Государственная политика учитывает интересы промышленных и сельскохозяйственных регионов, наиболее и наименее развитых территорий, больших городов и маленьких сел. Естественно, граждане могут быть недовольны, если проявляются диспропорции и их надежды не сбываются, но они смиряются с этим, если ощущают себя частью единой нации, то есть сообществом, подобным огромной семье, в которой невозможно свести счеты вплоть до последнего цента.
Это единство намерений достигается, когда народ объединен одним и тем же языком, одной и той же религией и длительной общей историей. Следовательно, концепция нации имеет большее значение для Франции и Испании, чем для Германии, не говоря уже об Австрии до 1918 года, когда она была гигантской многонациональной империей.
Причины, которые говорят в пользу нации, чисто интуитивные: в ней противоречия между гражданами проявляются не так резко, все понимают, что судьба у них общая, между различными группами, в том числе религиозными, нет тяжелых подозрений в нарушении обязанностей.
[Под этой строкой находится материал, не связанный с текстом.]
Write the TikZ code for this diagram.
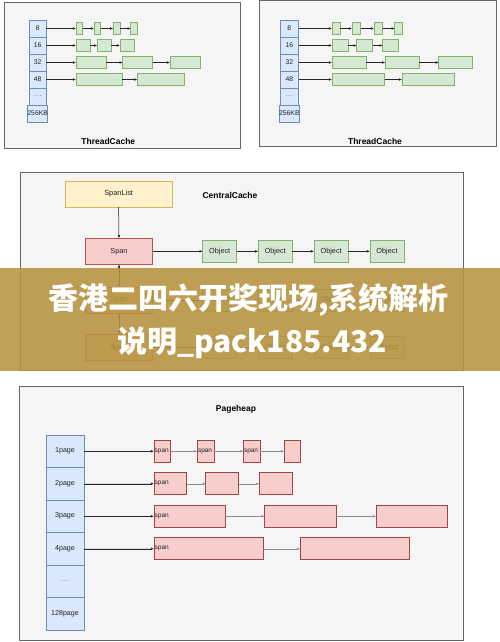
\documentclass[tikz,border=0pt]{standalone}
\usepackage{fontspec}
\setmainfont{Liberation Sans}
\newfontfamily\cjk{Noto Sans CJK SC}
\usetikzlibrary{arrows.meta}
\definecolor{pfill}{HTML}{F5F5F5}
\definecolor{pborder}{HTML}{666666}
\definecolor{bfill}{HTML}{DAE8FC}
\definecolor{bborder}{HTML}{6C8EBF}
\definecolor{gfill}{HTML}{D5E8D4}
\definecolor{gborder}{HTML}{82B366}
\definecolor{yfill}{HTML}{FFF2CC}
\definecolor{yborder}{HTML}{D6B656}
\definecolor{rfill}{HTML}{F8CECC}
\definecolor{rborder}{HTML}{B85450}
\definecolor{txt}{HTML}{222222}
\definecolor{bandc}{RGB}{183,147,62}
\newcommand{\rbox}[7]{%
  \pgfmathsetmacro\rbX{(#3+#5)/2}\pgfmathsetmacro\rbY{(#4+#6)/2}%
  \pgfmathsetmacro\rbW{#5-#3}\pgfmathsetmacro\rbH{#6-#4}%
  \node[#1, minimum width=\rbW pt, minimum height=\rbH pt] (#2) at (\rbX,\rbY) {#7};}
\begin{document}
\begin{tikzpicture}[x=1pt,y=-1pt,
  panel/.style={draw=pborder, fill=pfill, line width=1pt, inner sep=0, outer sep=0},
  cell/.style={draw=bborder, fill=bfill, line width=0.8pt, inner sep=0, outer sep=0, text=txt, font=\fontsize{6.8}{7}\selectfont},
  pcell/.style={cell, font=\fontsize{7.1}{8}\selectfont},
  gbox/.style={draw=gborder, fill=gfill, line width=0.8pt, inner sep=0, outer sep=0},
  obox/.style={gbox, text=txt, font=\fontsize{7.3}{8}\selectfont},
  ybox/.style={draw=yborder, fill=yfill, line width=0.8pt, inner sep=0, outer sep=0, text=txt, font=\fontsize{7.4}{8}\selectfont},
  rbox/.style={draw=rborder, fill=rfill, line width=0.8pt, inner sep=0, outer sep=0, text=txt, font=\fontsize{7.3}{8}\selectfont},
  sbox/.style={draw=rborder!85!black, fill=rfill, line width=1pt, inner sep=0, outer sep=0},
  spanlbl/.style={label={[anchor=west, inner sep=0.5pt, text=txt, font=\fontsize{6.5}{7}\selectfont]west:span}},
  title/.style={font=\bfseries\fontsize{8.5}{9}\selectfont, text=black},
  arr/.style={-{Latex[length=3.2pt,width=2.6pt]}, line width=0.5pt, draw=black!85, fill=black!85},
  darr/.style={{Latex[length=3.2pt,width=2.6pt]}-{Latex[length=3.2pt,width=2.6pt]}, line width=0.5pt, draw=black!85},
  garr/.style={-{Latex[length=3pt,width=2.4pt]}, line width=0.5pt, draw=black!45},
  overlay/.style={text=white, font=\cjk\bfseries\fontsize{30}{30}\selectfont}
]
\useasboundingbox (0,0) rectangle (500,642);
\fill[white] (0,0) rectangle (500,642);

% ===== ThreadCache 1 =====
\rbox{panel}{tc1}{4.7}{2.7}{240.7}{148.7}{}
\node[title] (tc1t) at (108.3,141.3) {ThreadCache};
\rbox{cell}{ta8}{29.3}{20}{46}{37}{8}
\rbox{cell}{ta16}{29.3}{37}{46}{54}{16}
\rbox{cell}{ta32}{29.3}{54}{46}{71}{32}
\rbox{cell}{ta48}{29.3}{71}{46}{88}{48}
\rbox{cell}{tad}{29.3}{88}{46}{105}{\textcolor{gray}{....}}
\rbox{cell}{tak}{29.3}{105}{46}{122}{256KB}
\rbox{gbox}{ta8a}{76}{22.5}{82.7}{34.5}{}
\rbox{gbox}{ta8b}{94}{22.5}{100.7}{34.5}{}
\rbox{gbox}{ta8c}{113.3}{22.5}{120}{34.5}{}
\rbox{gbox}{ta8d}{130.7}{22.5}{137.3}{34.5}{}
\rbox{gbox}{ta16a}{76}{39.5}{90}{51.5}{}
\rbox{gbox}{ta16b}{97.3}{39.5}{111.3}{51.5}{}
\rbox{gbox}{ta16c}{120}{39.5}{134.7}{51.5}{}
\rbox{gbox}{ta32a}{76}{56.5}{106}{68.5}{}
\rbox{gbox}{ta32b}{122.7}{56.5}{152.7}{68.5}{}
\rbox{gbox}{ta32c}{170}{56.5}{200}{68.5}{}
\rbox{gbox}{ta48a}{76}{73.3}{122}{85.7}{}
\rbox{gbox}{ta48b}{137.3}{73.3}{184}{85.7}{}
\draw[arr] (ta8.east) -- (ta8a.west);
\draw[arr] (ta8a.east) -- (ta8b.west);
\draw[arr] (ta8b.east) -- (ta8c.west);
\draw[arr] (ta8c.east) -- (ta8d.west);
\draw[arr] (ta16.east) -- (ta16a.west);
\draw[arr] (ta16a.east) -- (ta16b.west);
\draw[arr] (ta16b.east) -- (ta16c.west);
\draw[arr] (ta32.east) -- (ta32a.west);
\draw[arr] (ta32a.east) -- (ta32b.west);
\draw[arr] (ta32b.east) -- (ta32c.west);
\draw[arr] (ta48.east) -- (ta48a.west);
\draw[arr] (ta48a.east) -- (ta48b.west);

% ===== ThreadCache 2 =====
\rbox{panel}{tc2}{259}{1}{496.7}{146.7}{}
\node[title] (tc2t) at (375,141.3) {ThreadCache};
\rbox{cell}{tb8}{280}{20}{298.7}{37}{8}
\rbox{cell}{tb16}{280}{37}{298.7}{54}{16}
\rbox{cell}{tb32}{280}{54}{298.7}{71}{32}
\rbox{cell}{tb48}{280}{71}{298.7}{88}{48}
\rbox{cell}{tbd}{280}{88}{298.7}{105}{\textcolor{gray}{....}}
\rbox{cell}{tbk}{280}{105}{298.7}{122}{256KB}
\rbox{gbox}{tb8a}{332}{22.5}{340}{34.5}{}
\rbox{gbox}{tb8b}{352}{22.5}{360.7}{34.5}{}
\rbox{gbox}{tb8c}{374}{22.5}{382.7}{34.5}{}
\rbox{gbox}{tb8d}{394.7}{22.5}{402.7}{34.5}{}
\rbox{gbox}{tb16a}{332}{39.5}{348}{51.5}{}
\rbox{gbox}{tb16b}{356.7}{39.5}{372.7}{51.5}{}
\rbox{gbox}{tb16c}{382.7}{39.5}{398.7}{51.5}{}
\rbox{gbox}{tb32a}{332}{56.5}{366}{68.5}{}
\rbox{gbox}{tb32b}{385.3}{56.5}{419.3}{68.5}{}
\rbox{gbox}{tb32c}{438.7}{56.5}{472.7}{68.5}{}
\rbox{gbox}{tb48a}{332}{73.3}{384.7}{85.7}{}
\rbox{gbox}{tb48b}{402}{73.3}{454.7}{85.7}{}
\draw[arr] (tb8.east) -- (tb8a.west);
\draw[arr] (tb8a.east) -- (tb8b.west);
\draw[arr] (tb8b.east) -- (tb8c.west);
\draw[arr] (tb8c.east) -- (tb8d.west);
\draw[arr] (tb16.east) -- (tb16a.west);
\draw[arr] (tb16a.east) -- (tb16b.west);
\draw[arr] (tb16b.east) -- (tb16c.west);
\draw[arr] (tb32.east) -- (tb32a.west);
\draw[arr] (tb32a.east) -- (tb32b.west);
\draw[arr] (tb32b.east) -- (tb32c.west);
\draw[arr] (tb48.east) -- (tb48a.west);
\draw[arr] (tb48a.east) -- (tb48b.west);

% ===== CentralCache =====
\rbox{panel}{cc}{20}{172.3}{463.3}{370}{}
\node[title] (cct) at (230,195) {CentralCache};
\rbox{ybox}{sl}{65.3}{181}{172}{207}{SpanList}
\rbox{rbox}{s1}{85.3}{238.3}{152.7}{264.3}{Span}
\rbox{rbox}{s2}{85.3}{287}{152.7}{313}{Span}
\rbox{rbox}{s3}{85.3}{334.5}{152.7}{360.5}{Span}
\rbox{obox}{o1a}{202.7}{240.3}{236.7}{262.3}{Object}
\rbox{obox}{o1b}{258.3}{240.3}{292.3}{262.3}{Object}
\rbox{obox}{o1c}{314}{240.3}{348.3}{262.3}{Object}
\rbox{obox}{o1d}{370}{240.3}{404}{262.3}{Object}
\rbox{obox}{o2a}{202.7}{289}{236.7}{311}{Object}
\rbox{obox}{o2b}{258.3}{289}{292.3}{311}{Object}
\rbox{obox}{o2c}{314}{289}{348.3}{311}{Object}
\rbox{obox}{o2d}{370}{289}{404}{311}{Object}
\rbox{obox}{o3a}{202.7}{336.5}{236.7}{358.5}{Object}
\rbox{obox}{o3b}{258.3}{336.5}{292.3}{358.5}{Object}
\rbox{obox}{o3c}{314}{336.5}{348.3}{358.5}{Object}
\rbox{obox}{o3d}{370}{336.5}{404}{358.5}{Object}
\draw[arr] (sl.south) -- (s1.north);
\draw[darr] (s1.south) -- (s2.north);
\draw[darr] (s2.south) -- (s3.north);
\foreach \r in {1,2,3}{
  \draw[arr] (s\r.east) -- (o\r a.west);
  \draw[arr] (o\r a.east) -- (o\r b.west);
  \draw[arr] (o\r b.east) -- (o\r c.west);
  \draw[arr] (o\r c.east) -- (o\r d.west);
}

% ===== Pageheap =====
\rbox{panel}{ph}{19}{386.7}{463.3}{640.7}{}
\node[title] (pht) at (236,409.3) {Pageheap};
\rbox{pcell}{p1}{46}{435}{84}{467.5}{1page}
\rbox{pcell}{p2}{46}{467.5}{84}{500}{2page}
\rbox{pcell}{p3}{46}{500}{84}{532.5}{3page}
\rbox{pcell}{p4}{46}{532.5}{84}{565}{4page}
\rbox{pcell}{pd}{46}{565}{84}{597.5}{\textcolor{gray}{....}}
\rbox{pcell}{p128}{46}{597.5}{84}{630}{128page}
\rbox{sbox,spanlbl}{p1a}{154}{440.25}{170.7}{462.25}{}
\rbox{sbox,spanlbl}{p1b}{197.3}{440.25}{214}{462.25}{}
\rbox{sbox,spanlbl}{p1c}{243.3}{440.25}{260}{462.25}{}
\rbox{sbox}{p1d}{284}{440.25}{300.7}{462.25}{}
\rbox{sbox,spanlbl}{p2a}{154}{472.75}{186.7}{494.75}{}
\rbox{sbox}{p2b}{205.7}{472.75}{238.7}{494.75}{}
\rbox{sbox}{p2c}{259.3}{472.75}{292.7}{494.75}{}
\rbox{sbox,spanlbl}{p3a}{154}{505.25}{225}{527.25}{}
\rbox{sbox}{p3b}{264.7}{505.25}{336}{527.25}{}
\rbox{sbox}{p3c}{376}{505.25}{447}{527.25}{}
\rbox{sbox,spanlbl}{p4a}{154}{537.75}{263.3}{559.75}{}
\rbox{sbox}{p4b}{300.3}{537.75}{409}{559.75}{}
\draw[arr] (p1.east) -- (p1a.west);
\draw[arr] (p2.east) -- (p2a.west);
\draw[arr] (p3.east) -- (p3a.west);
\draw[arr] (p4.east) -- (p4a.west);
\draw[garr] (p1a.east) -- (p1b.west);
\draw[garr] (p1b.east) -- (p1c.west);
\draw[garr] (p1c.east) -- (p1d.west);
\draw[garr] (p2a.east) -- (p2b.west);
\draw[garr] (p2b.east) -- (p2c.west);
\draw[garr] (p3a.east) -- (p3b.west);
\draw[garr] (p3b.east) -- (p3c.west);
\draw[garr] (p4a.east) -- (p4b.west);

% ===== overlay band =====
\fill[bandc, opacity=0.88] (0,268.3) rectangle (500,371);
\node[overlay] (ov1) at (248.5,300) {香港二四六开奖现场,系统解析};
\node[overlay] (ov2) at (252,343) {说明\_pack185.432};
\end{tikzpicture}
\end{document}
Более богатая часть населения, конечно, недовольна тем, что ей приходится больше платить государству по сравнению с бедной частью населения, но в основном она принимает это уравнивание в пользу менее состоятельных граждан.
Когда же государство не представляет собой единую нацию, то тенденция делить на «своих» и «чужих» в зависимости от границ любого сорта настолька сильна, что в недавние годы мы стали свидетелями распада на две части страны, уже изначально небольшой по размерам: Чехословакии.
Если природная тенденция сводится к сокращению юридического сообщества до размеров национального, почему же существуют большие государства?
Сама по себе проблема тривиальна, но о ней надо говорить, потому что после окончания Второй мировой войны возобладали прекраснодушные настроения, большинство уверилось, что подобная катастрофа никогда больше не повторится. Многие спрашивают: зачем содержать армию, зачем тратить деньги на вооружение, чего бояться, если никто на нас не нападает и никогда не нападет?
У историка дрожь по коже пробегает. Если война соответствует инстинкту человека, то мир всегда будет более или менее длительным интервалом между двумя войнами. А из конфликта с наименьшими потерями выйдет только победитель благодаря своим большим размерам и мощи. Астрийская империя была многонациональной и вместе с Францией была одной из самых больших держав Европы. Теперь, когда Австрия уменьшилась до размеров нации, даже Италия могла бы ее проглотить.
Тенденция к разделу рождается из чувства отчужденности и в результате подозрений; стремление к объединению порождено необходимостью обороны и увеличения силы. Потребность в больших размерах в целях выживания подвигла многие народы к неудержимым завоеваниям. Римляне вовсе не думали о создании империи: она была создана в основном в результате серии «оборонительны» войн. Россия, постоянно озабоченная отсутствием природных границ, всегда стремилась добавить буферные государства к своим окраинам, пока не стала огромной империей. В этом контексте легко простить раскол Чехословакии, потому что эта страна такая маленькая и беззащитная, что мало что меняется от ее раздела.
Из–за страха возникновения войны между Францией и Германией и желания сделать Европу более сильной и процветающей в конце концов родились Европейский союз и евро. Похвальный идеал и похвальные усилия, но при этом не был учтен тот факт, что если нация удерживается по собственной воле, то многонациональное государство обычно скрепляется волей своего центрального ядра: Рима, Вены, Москвы. Если же, наоборот, каждая его часть сохраняет свою значительную политико–экономическую автономию, как это происходит в Европе, то в результате сначала проявляется нестабильность, а потом происходит распад империи. Когда многие начинают мечтать «вытолкнуть прочь Грецию», то это признак того, что сообщество не может устоять на ногах. Греция ощущается как инородное тело, тяжесть, гангрена, которую лучше вырезать. А итальянская нация не мечтает «вытолкнуть Сицилию», хотя на этот автономный регион тратятся огромные деньги, в нем процветает коррупция.
Что можно поставить европеистам в упрек и что привело к нынешней ситуации, так это то, что они забыли о том, что в таком многонациональном образовании, где проводится единая политика и действует единая валюта, может быть только единый командный центр.
Когда был создан евро, многие писали, что телегу ставят впереди быков. Метафора имеет сельский оттенок, но принцип действует как в политике, так и в финансах, как тогда, так и сейчас.